BEFORE・ラディカル・オーラル・ヒストリー
保苅実著作集BOOK1 生命あふれる大地
保苅実 著
体裁:A5判・並製・カバー・360頁
価格:本体2,600円+税
刊行:2024年4月刊行
ISBN978-4-911029-05-3 C1020
読者をいまなお駆り立てる『ラディカル・オーラル・ヒストリー』は、どのように書かれたのか。その軌跡が明らかになる。
『ラディカル・オーラル・ヒストリー』によって後世の歴史研究に大きな影響を与えることになった歴史学者・保苅実。いまなお後進に多大なインスピレーションを与え続ける著者の未単行本化エッセイ、論文を集成。
BOOK1には、保苅実のエッセンスが詰まった雑誌・新聞連載のエッセイほか、闘病中のメッセージなどを掲載。
閉塞感ただよう時代状況ではあるが、アボリジニもまた二一世紀の始まりを僕らと共有している。なんと喜ばしいことだろう。「人生なるようにしか、ならない」などと言って、シニカルになっている暇などないのだ。僕はオーストラリアでの体験を通じて、自由で危険な広がりのなかで一心不乱に遊びぬく術を学び知りたいと思っている。(「生命あふれる大地~アボリジニの世界」より)
【目次】
アボリジニの世界へようこそ!
生命あふれる大地~アボリジニの世界
ミノのオーラル・ヒストリー
誰が歴史家なのか
オーストラリア先住民の歴史――アボリジニと近代[卒業論文]
習作時代[同人誌「パルセウス」「アンニュイぽんち」掲載エッセイ]
闘病中のメッセージ
解説エッセイ 山本啓一
月へ旅立った彼 保苅由紀
【著者プロフィール】
保苅実(ほかり・みのる)
1971年、新潟市に生まれる。1996年、一橋大学大学院経済学研究科・経済学修士取得。1996年より、ニューサウスウェールズ大学在籍。歴史学Ph.D専攻。1999年よりオーストラリア国立大学に在籍、2001年にオーストラリア国立大学歴史学博士号取得。
1999年から2003年まで、オーストラリア国立大学太平洋・アジア研究所(人類学科、歴史学科)、人文学研究所に客員研究員として、2002年からは日本学術振興会特別研究員として慶應義塾大学に所属。
2003年7月、フィールドワークに向かう途中にて発病(悪性リンパ腫)。2004年5月、豪・メルボルンにて永眠。同年7月、オーストラリア国立大学にて豪州の先住民族研究者対象の保苅実記念奨学金が設立された。

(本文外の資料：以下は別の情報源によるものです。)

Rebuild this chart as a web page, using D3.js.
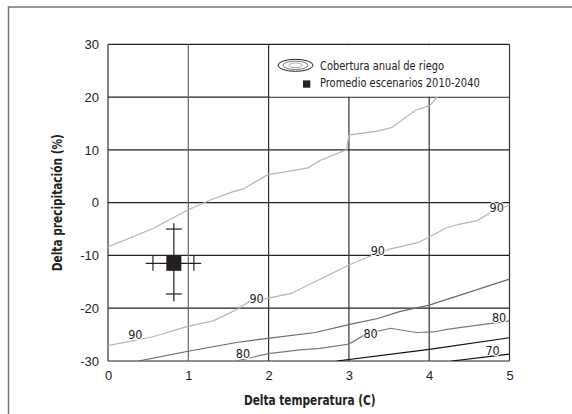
<!DOCTYPE html>
<html>
<head>
<meta charset="utf-8">
<script src="https://cdn.jsdelivr.net/npm/d3@7"></script>
<style>
  html, body { margin: 0; padding: 0; background: #fff; }
  #chart svg { display: block; font-family: "Liberation Sans Narrow", "DejaVu Sans Condensed", sans-serif; }
</style>
</head>
<body>
<div id="chart"></div>
<script>
// Axis ticks
const xTicks = [0, 1, 2, 3, 4, 5];
const yTicks = [-30, -20, -10, 0, 10, 20, 30];

// Contour lines: [delta T, delta P]
const contour90Upper = [[0,-8.4],[0.56,-4.9],[0.98,-1.5],[1.29,0.6],[1.55,2.05],[1.68,2.55],[1.99,5.3],[2.19,5.8],[2.49,6.6],[2.64,8.0],[2.97,10.0],[3.0,12.8],[3.37,13.6],[3.53,14.2],[3.83,17.5],[4.01,18.4],[4.1,20.1],[4.25,23]];
const contour90Lower = [[0,-27.1],[0.56,-25.4],[0.98,-23.5],[1.31,-22.4],[1.6,-20.3],[1.75,-18.8],[2.0,-18.1],[2.28,-17.2],[2.64,-14.5],[3.0,-11.8],[3.24,-10.3],[3.51,-8.8],[3.76,-7.9],[3.87,-7.5],[4.0,-6.5],[4.21,-4.8],[4.37,-4.1],[4.6,-3.4],[4.76,-1.9],[5,-0.5]];
const contourMid = [[0.38,-30],[0.98,-28.2],[1.6,-26.5],[1.99,-25.7],[2.58,-24.6],[3.0,-23.1],[3.37,-21.9],[3.64,-20.6],[4.0,-19.4],[5,-14.5]];
const contour80 = [[1.6,-30],[2.0,-28.6],[2.39,-27.9],[2.64,-27.6],[3.0,-26.8],[3.22,-24.8],[3.52,-23.8],[3.84,-24.6],[4.05,-24.5],[4.22,-24.0],[5,-22.4]];
const contour70Upper = [[2.85,-30],[4.0,-27.8],[5,-25.6]];
const contour70Lower = [[4.28,-30],[5,-28.7]];

const contours = [
    { points: contour90Upper, color: "#b5b5b5" },
    { points: contour90Lower, color: "#b5b5b5" },
    { points: contourMid, color: "#6a6a6a" },
    { points: contour80, color: "#7a7a7a" },
    { points: contour70Upper, color: "#111" },
    { points: contour70Lower, color: "#111" }
];

// Contour labels: [delta T, delta P, text]
const contourLabels = [
    [0.34, -24.9, "90"],
    [1.85, -18.1, "90"],
    [3.36, -9.1, "90"],
    [4.84, -0.9, "90"],
    [1.68, -28.5, "80"],
    [3.27, -24.7, "80"],
    [4.87, -21.7, "80"],
    [4.79, -28.0, "70"]
];

// Scenario mean with its ranges
const meanPoint = [0.82, -11.5];
const tempRange = [0.47, 1.16];
const tempCaps = [0.56, 1.07];
const precRange = [-18.75, -3.9];
const precCaps = [-17.3, -5.0];

const legendItems = ["Cobertura anual de riego", "Promedio escenarios 2010-2040"];

function createChart(containerId) {
    const W = 572, H = 414;
    const margin = { top: 44.3, right: 62.5, bottom: 53, left: 108 };
    const width = W - margin.left - margin.right;
    const height = H - margin.top - margin.bottom;

    const root = d3.select(`#${containerId}`).append("svg")
        .attr("width", W)
        .attr("height", H);

    // outer frame
    root.append("path")
        .attr("d", `M8.5,${H} L8.5,7 L${W},7`)
        .attr("fill", "none")
        .attr("stroke", "#777")
        .attr("stroke-width", 1.5);

    const svg = root.append("g")
        .attr("transform", `translate(${margin.left},${margin.top})`);

    const x = d3.scaleLinear().domain([0, 5]).range([0, width]);
    const y = d3.scaleLinear().domain([-30, 30]).range([height, 0]);

    svg.append("clipPath").attr("id", "plotclip")
        .append("rect").attr("width", width).attr("height", height);

    // grid
    svg.selectAll(".hgrid").data(yTicks).join("line")
        .attr("x1", 0).attr("x2", width)
        .attr("y1", d => y(d)).attr("y2", d => y(d))
        .attr("stroke", "#222").attr("stroke-width", 1.2);
    svg.selectAll(".vgrid").data(xTicks).join("line")
        .attr("x1", d => x(d)).attr("x2", d => x(d))
        .attr("y1", 0).attr("y2", height)
        .attr("stroke", d => d === 1 ? "#666" : "#333").attr("stroke-width", 1.2);

    // contours
    const line = d3.line().x(d => x(d[0])).y(d => y(d[1]));
    const cg = svg.append("g").attr("clip-path", "url(#plotclip)");
    contours.forEach(c => {
        cg.append("path")
            .attr("d", line(c.points))
            .attr("fill", "none")
            .attr("stroke", c.color)
            .attr("stroke-width", 1.2);
    });

    // contour labels
    svg.selectAll(".clabel").data(contourLabels).join("text")
        .attr("x", d => x(d[0]))
        .attr("y", d => y(d[1]))
        .attr("dy", "0.36em")
        .attr("text-anchor", "middle")
        .attr("font-size", "12.5px")
        .attr("fill", "#222")
        .attr("stroke", "#fff")
        .attr("stroke-width", 2)
        .attr("paint-order", "stroke")
        .text(d => d[2]);

    // legend box covers the grid
    const lx = x(2) + 1.5;
    svg.append("rect")
        .attr("x", lx).attr("y", y(30) + 1)
        .attr("width", x(5) - lx - 1).attr("height", y(20) - y(30) - 1.5)
        .attr("fill", "#fff");

    const ex = 295.5 - margin.left, ey = 65.3 - margin.top;
    [[17.5, 6, "#222"], [12.5, 4.2, "#777"], [6.5, 2.4, "#aaa"]].forEach(e => {
        svg.append("ellipse")
            .attr("cx", ex).attr("cy", ey)
            .attr("rx", e[0]).attr("ry", e[1])
            .attr("fill", "none").attr("stroke", e[2]).attr("stroke-width", 1);
    });
    svg.append("rect")
        .attr("x", 303 - margin.left).attr("y", 80.4 - margin.top)
        .attr("width", 7.3).attr("height", 7.3)
        .attr("fill", "#222");
    svg.selectAll(".legtext").data(legendItems).join("text")
        .attr("transform", (d, i) => `translate(${320 - margin.left},${69.5 - margin.top + i * 17.5}) scale(0.88,1)`)
        .attr("font-size", "12.5px")
        .attr("fill", "#222")
        .text(d => d);

    // mean with ranges
    const mx = x(meanPoint[0]), my = y(meanPoint[1]);
    const eb = svg.append("g").attr("stroke", "#222").attr("stroke-width", 1.2);
    eb.append("line").attr("x1", mx).attr("x2", mx)
        .attr("y1", y(precRange[0])).attr("y2", y(precRange[1]));
    eb.append("line").attr("x1", x(tempRange[0])).attr("x2", x(tempRange[1]))
        .attr("y1", my).attr("y2", my);
    precCaps.forEach(p => {
        eb.append("line").attr("x1", mx - 8).attr("x2", mx + 8)
            .attr("y1", y(p)).attr("y2", y(p));
    });
    tempCaps.forEach(t => {
        eb.append("line").attr("x1", x(t)).attr("x2", x(t))
            .attr("y1", my - 7.5).attr("y2", my + 7.5);
    });
    svg.append("rect")
        .attr("x", mx - 7.5).attr("y", my - 7.5)
        .attr("width", 15).attr("height", 15)
        .attr("fill", "#231f20");

    // axes (labels only)
    svg.append("g")
        .attr("transform", `translate(0,${height})`)
        .call(d3.axisBottom(x).tickValues(xTicks).tickFormat(d => String(d)).tickSize(0).tickPadding(10))
        .call(g => g.select(".domain").remove())
        .selectAll("text")
        .attr("font-size", "13px")
        .attr("fill", "#222");

    svg.append("g")
        .call(d3.axisLeft(y).tickValues(yTicks).tickFormat(d => String(d)).tickSize(0).tickPadding(9))
        .call(g => g.select(".domain").remove())
        .selectAll("text")
        .attr("font-size", "13px")
        .attr("fill", "#222");
    svg.selectAll("g text").attr("font-family", null);

    // axis titles, squeezed to a condensed width
    svg.append("text")
        .attr("transform", `translate(${width / 2 + 1},${405 - margin.top}) scale(0.84,1)`)
        .attr("text-anchor", "middle")
        .attr("font-size", "14px")
        .attr("font-weight", "bold")
        .attr("fill", "#222")
        .text("Delta temperatura (C)");

    svg.append("text")
        .attr("transform", `translate(${62 - margin.left},${height / 2}) rotate(-90) scale(0.84,1)`)
        .attr("text-anchor", "middle")
        .attr("font-size", "14px")
        .attr("font-weight", "bold")
        .attr("fill", "#222")
        .text("Delta precipitación (%)");
}

createChart("chart");
</script>
</body>
</html>
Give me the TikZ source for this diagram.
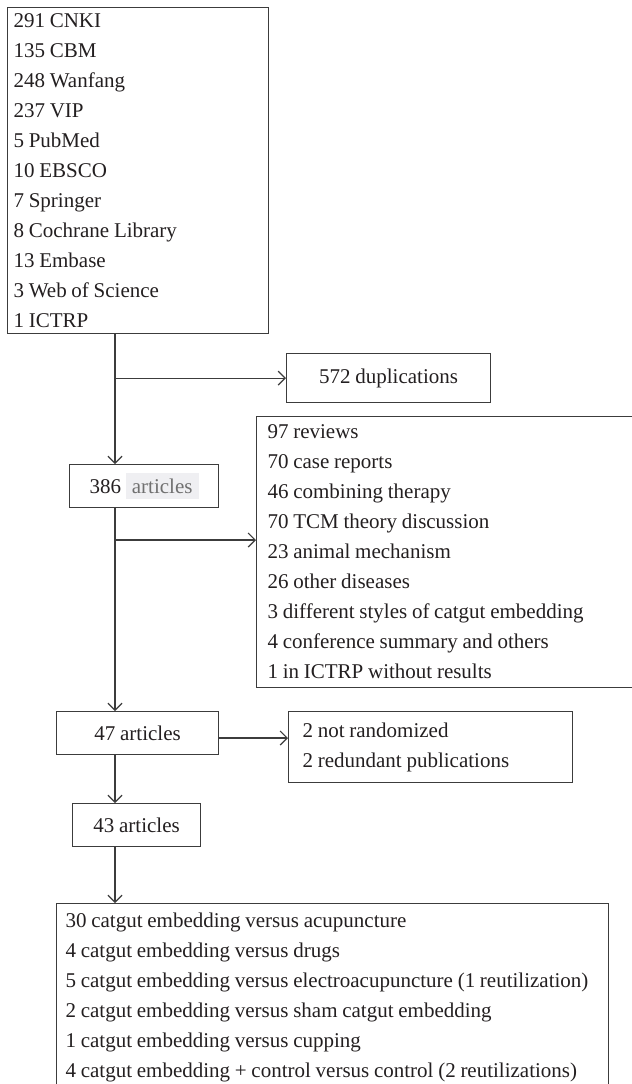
\documentclass[tikz,border=0pt]{standalone}
\usepackage{fontspec}
\setmainfont[WordSpace=0.9]{Liberation Serif}
\usetikzlibrary{arrows.meta}
\definecolor{linegray}{HTML}{3C3C3C}
\definecolor{inkblack}{HTML}{231F20}
\definecolor{fadegray}{HTML}{707070}
\definecolor{markgray}{HTML}{EFEFF2}
\newcommand{\plainsp}{\spaceskip=0pt\xspaceskip=0pt\relax}
\tikzset{
  box/.style={draw=linegray, line width=0.6pt, anchor=north west, inner ysep=0pt, text=inkblack, font=\fontsize{10.5}{15}\selectfont},
  listbox/.style={box, align=left, execute at begin node=\plainsp},
  countbox/.style={box, align=center, inner xsep=0pt},
  flow/.style={draw=linegray, line width=0.6pt, -{Straight Barb[length=3.5pt,width=7pt]}}
}
\newcommand{\faded}[1]{{\setlength{\fboxsep}{3pt}\colorbox{markgray}{\textcolor{fadegray}{#1}}}}

\begin{document}
\begin{tikzpicture}[x=0.5pt,y=-0.5pt]
\clip (0,0) rectangle (632,1084);
% databases
\node[listbox, text width=124.5pt, inner xsep=3pt, minimum height=163pt] (src) at (7,7)
  {291 CNKI\\135 CBM\\248 Wanfang\\237 VIP\\5 PubMed\\10 EBSCO\\7 Springer\\8 Cochrane Library\\13 Embase\\3 Web of Science\\1 ICTRP};
\node[countbox, minimum width=102pt, minimum height=24.5pt] (dup) at (286,353) {572 duplications};
% first screening
\node[countbox, minimum width=74.5pt, minimum height=21.5pt] (a386) at (69,464) {386 \faded{articles}};
\node[listbox, text width=181pt, inner xsep=5.5pt, minimum height=135.5pt] (excl1) at (256,416)
  {97 reviews\\70 case reports\\46 combining therapy\\70 TCM theory discussion\\23 animal mechanism\\26 other diseases\\3 different styles of catgut embedding\\4 conference summary and others\\1 in ICTRP without results};
% full text
\node[countbox, minimum width=81pt, minimum height=21.5pt] (a47) at (56,711) {47 articles};
\node[listbox, text width=128pt, inner xsep=7pt, minimum height=35.5pt] (excl2) at (288,711)
  {2 not randomized\\2 redundant publications};
\node[countbox, minimum width=64pt, minimum height=21.5pt] (a43) at (72,803) {43 articles};
% included
\node[listbox, text width=267pt, inner xsep=4.5pt, minimum height=93.5pt] (incl) at (56,903)
  {30 catgut embedding versus acupuncture\\4 catgut embedding versus drugs\\5 catgut embedding versus electroacupuncture (1 reutilization)\\2 catgut embedding versus sham catgut embedding\\1 catgut embedding versus cupping\\4 catgut embedding + control versus control (2 reutilizations)};
% connectors
\coordinate (spine) at (115,0);
\coordinate (fork) at (115,540);
\coordinate (side) at (0,738);
\draw[flow] (src.south -| spine) -- (a386.north -| spine);
\draw[flow] (dup.west -| spine) -- (dup.west);
\draw[flow] (a386.south -| spine) -- (a47.north -| spine);
\draw[flow] (fork) -- (excl1.west |- fork);
\draw[flow] (a47.east |- side) -- (excl2.west |- side);
\draw[flow] (a47.south -| spine) -- (a43.north -| spine);
\draw[flow] (a43.south -| spine) -- (incl.north -| spine);
\end{tikzpicture}
\end{document}
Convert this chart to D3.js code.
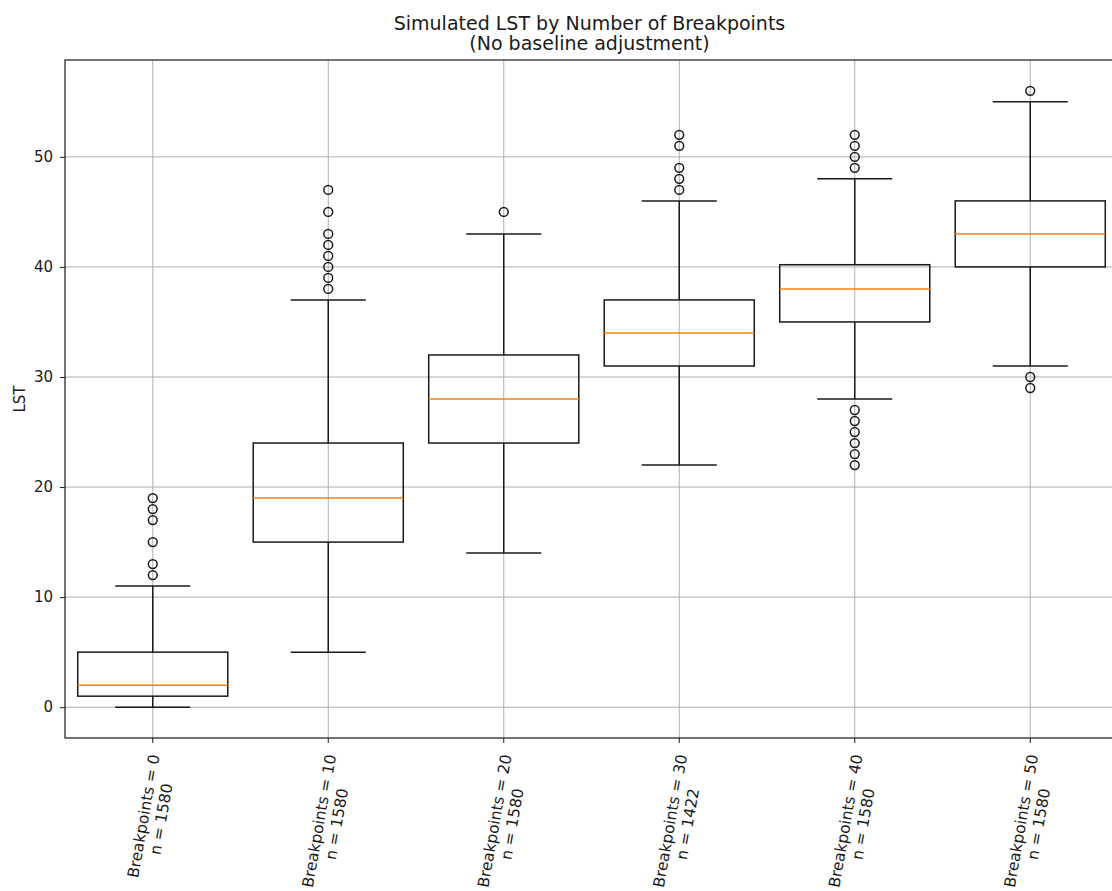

著書に、『ラディカル・オーラル・ヒストリー オーストラリア先住民アボリジニの歴史実践』(お茶の水書房、2004年、岩波現代文庫、2018年)、『GURINDJI JOURNEY』(University of New South Wales Press、2011)がある。
写真提供:保苅実とつながる会/読売新聞社撮影
【編集協力】
保苅実とつながる会 / Being Connected with HOKARI MINORU
保苅実が投じた一枚の花弁が引き起こす爆発の行方を見守り、彼が最期の瞬間まで求めた人々とのつながりを大切にし、新しいつながりを創りつづけることを活動目的とする。著作権肖像権の管理をはじめとし、オーストラリア国立大学・保苅実記念奨学基金の窓口、保苅実写真展の開催の他、年に二回(7月と年末年始)のニュースレター発行などを活動内容とする。